Political debate should be allowed to tackle the most sensitive economic and monetary issues. The debate on the euro’s management, like any debate, requires at least two consistent sides to succeed, however. While German officials miss no opportunity to defend their country’s economic interests, a more worrying political pattern has emerged in the eurozone’s other large economies. In France in particular, as bureaucratic circles took on unprecedented political importance over the past decades, most leaders have regarded the single currency as a means to shirk their economic responsibilities. While the euro crisis threatened this ill-advised approach, Mario Draghi’s activism has unexpectedly provided them with a fresh opportunity to back away from the search of a realistic solution to the eurozone’s ills and to indulge instead in elusive ideals such as the so-called ‘transfer union.’ This status quo has just proved unsustainable.

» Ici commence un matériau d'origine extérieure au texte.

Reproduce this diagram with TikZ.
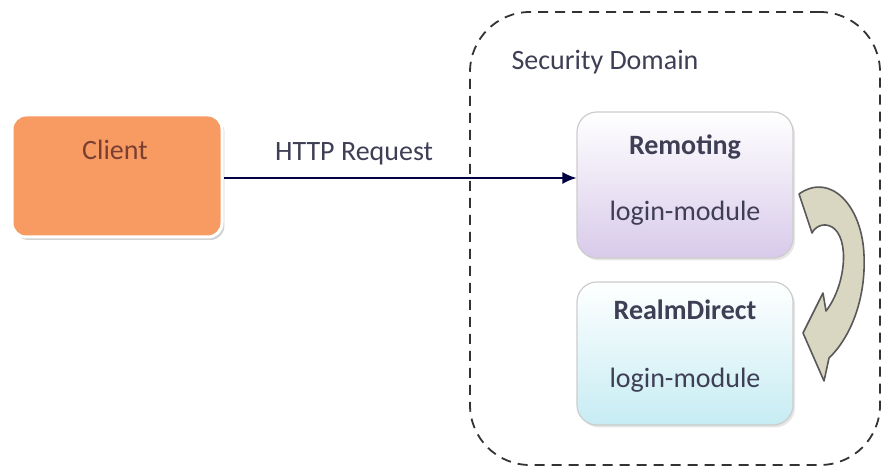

Allemagne contre BCE : un débat gênant ?

Thu, 28/04/2016 - 10:27

La campagne qu’un certain nombre de responsables allemands ont lancée contre la politique expansionniste de la Banque centrale européenne (BCE) illustre les difficultés politiques qui accablent la zone euro. Dans le même temps, de nombreux dirigeants politiques, notamment en France, en sont réduits à attendre de la Banque centrale que son activisme compense leur perte de maîtrise économique. Aux yeux des gouvernements en difficulté, la BCE incarne désormais un symbole indispensable de volontarisme et d’expertise économique, alors que les craintes d’une désintégration progressive de l’Union européenne vont croissantes. La plupart des responsables politiques européens défendent ainsi l’indépendance de la BCE face aux critiques allemandes pour des raisons qui ont en réalité peu à voir avec le credo monétariste qui sous-tend l’institution.

Leur soutien affirmé illustre non seulement leur souhait de maintenir le seul outil de relance de la zone euro, mais aussi leur réticence à s’engager dans un débat ouvert avec leurs homologues allemands sur la gestion politique de l’euro. La BCE a empêché l’union monétaire d’éclater. Dans le même temps, elle a également permis aux gouvernements nationaux de masquer leur incapacité à trouver une solution mutuellement acceptable aux problèmes de l’euro, dont le chômage de masse et l’instabilité bancaire sont les problèmes les plus urgents. Les conflits en cours indiquent de façon peu surprenante que ce fragile statu quo se fissure irrémédiablement.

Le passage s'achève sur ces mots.